Finding understanding.


Gaining experience of real-life God encounters.


Looking for clarity as a multi-faceted colorful soul called to journey with this living planet at this time.


Lining up consciously with my gifts of service as best as I know how with my ancestors who set me up as a spiritual pilgrim.


Birthing a fresh generation of seekers in the visions of our children and grandchildren and all who follow.


For 75 years, I’ve clicked slowly through one life-transition after another, one face of my being ordered after another. Then - always hitting a wall, a dead end of sorts to the deeper vision and inner soul call. Then - called to return – to start the journey all over again. ARGHHHH. Not easy. Following the Aha’s, the clicks - over and over again - through the labyrinthine puzzle of abundant life. Each return journey raises and heals the niggling doubts and traumatic fears of childhood. Always sensing ‘something more.'


Curiously, just before this happened, I attempted to sign up for a 10-day Animas vision quest in South Africa (it started yesterday!) I wrote to my soul-brother leading this saying, “My vision and call as ElderSoul keeps expanding into a local, inter-generational communal way of being. Guidance and leadership arise through the power of the collective as we heal and mature...it feels like being with the land in Africa might be a part of the soul pilgrimage of elderhood as I/We transition and thunder my way with many forms of individual, ancestral and collective energies.”


He wrote back, saying the program was unusually over-subscribed. I wrote back saying. “Well then, I trust that whatever form of vision quest arises now will be exactly what my soul needs for this next season of eldership!”

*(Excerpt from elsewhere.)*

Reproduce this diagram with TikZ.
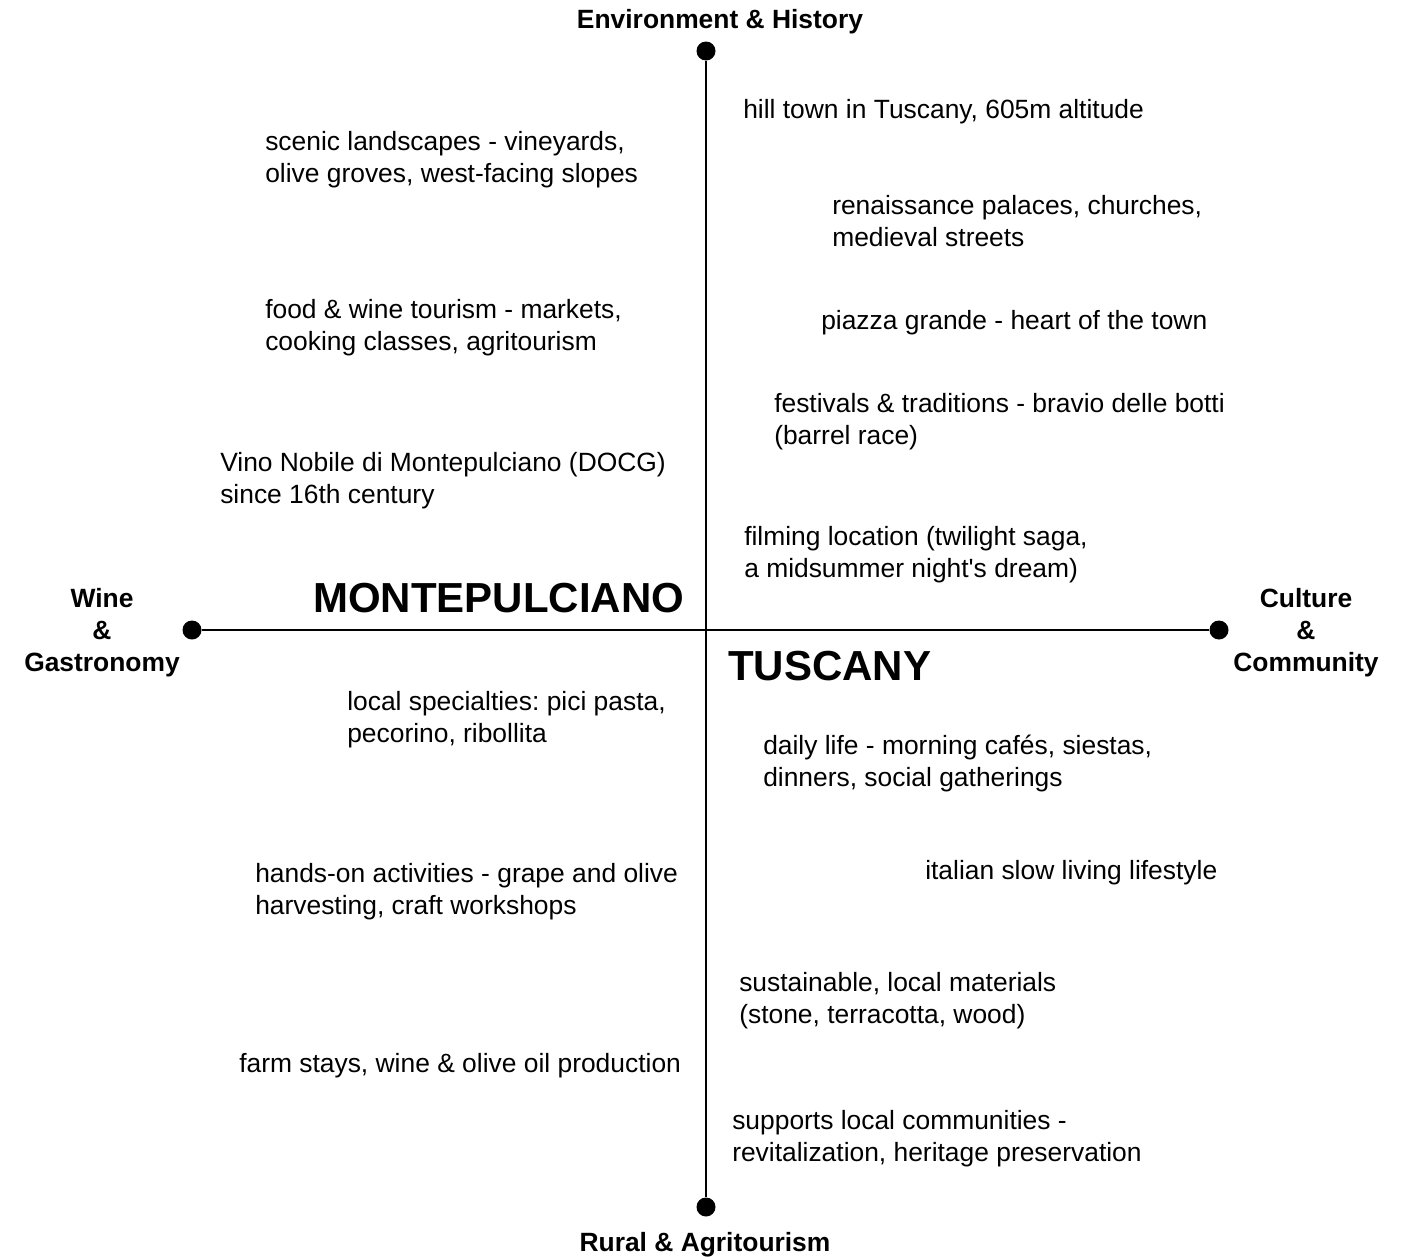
\documentclass[tikz,border=0pt]{standalone}
\usepackage{fontspec}
\setmainfont{Liberation Sans}
\frenchspacing
\tikzset{
  note/.style={anchor=base west,align=left,inner sep=0pt,
    font=\fontsize{19.8pt}{24pt}\selectfont},
  axislabel/.style={anchor=base,align=center,inner sep=0pt,
    font=\fontsize{19.8pt}{24pt}\selectfont\bfseries},
  bigname/.style={anchor=base west,inner sep=0pt,
    font=\fontsize{31.5pt}{36pt}\selectfont\bfseries},
  enddot/.style={circle,fill=black,inner sep=0pt,minimum size=14.25pt},
}
\begin{document}
\begin{tikzpicture}[x=0.75pt,y=-0.75pt]
\useasboundingbox (0,0) rectangle (1411,1257);
% axes
\node[enddot] (top) at (706,51) {};
\node[enddot] (bottom) at (706,1207) {};
\node[enddot] (left) at (192,630) {};
\node[enddot] (right) at (1219,630) {};
\draw[line width=2.1pt] (top) -- (bottom);
\draw[line width=2.1pt] (left) -- (right);
% axis labels (base = last line)
\node[axislabel] (envlabel) at (720,28) {Environment \& History};
\node[axislabel] (rurallabel) at (705,1251) {Rural \& Agritourism};
\node[axislabel] (winelabel) at (102,671) {Wine\\\&\\Gastronomy};
\node[axislabel] (culturelabel) at (1306,671) {Culture\\\&\\Community};
% titles
\node[bigname] (montepulciano) at (313,612) {MONTEPULCIANO};
\node[bigname] (tuscany) at (728,680) {TUSCANY};
% upper left
\node[note] (scenic) at (265,182) {scenic landscapes - vineyards,\\olive groves, west-facing slopes};
\node[note] (foodwine) at (265,350) {food \& wine tourism - markets,\\cooking classes, agritourism};
\node[note] (vino) at (220,503) {Vino Nobile di Montepulciano (DOCG)\\since 16th century};
% upper right
\node[note] (hilltown) at (743,118) {hill town in Tuscany, 605m altitude};
\node[note] (palaces) at (832,246) {renaissance palaces, churches,\\medieval streets};
\node[note] (piazza) at (821,329) {piazza grande - heart of the town};
\node[note] (festivals) at (774,444) {festivals \& traditions - bravio delle botti\\(barrel race)};
\node[note] (filming) at (744,577) {filming location (twilight saga,\\a midsummer night\textquotesingle s dream)};
% lower left
\node[note] (specialties) at (347,742) {local specialties: pici pasta,\\pecorino, ribollita};
\node[note] (handson) at (255,914) {hands-on activities - grape and olive\\harvesting, craft workshops};
\node[note] (farmstays) at (239,1072) {farm stays, wine \& olive oil production};
% lower right
\node[note] (dailylife) at (763,786) {daily life - morning cafés, siestas,\\dinners, social gatherings};
\node[note] (slowliving) at (925,879) {italian slow living lifestyle};
\node[note] (materials) at (739,1023) {sustainable, local materials\\(stone, terracotta, wood)};
\node[note] (communities) at (732,1161) {supports local communities -\\revitalization, heritage preservation};
\end{tikzpicture}
\end{document}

A few days later a car hit me on a crosswalk.


I have been clicked into place! I’ve arrived home. Something profoundly indescribable happened. That’s why I will keep writing - to stay right here!



My friends, as you read this - do you know this experience of having to begin all over again?


Of ‘aha’ moments and then silence, dead-ends?


Of getting up and the hard work of committing yourself to take the next step?


Where are you at on the Rubik’s Cube of life?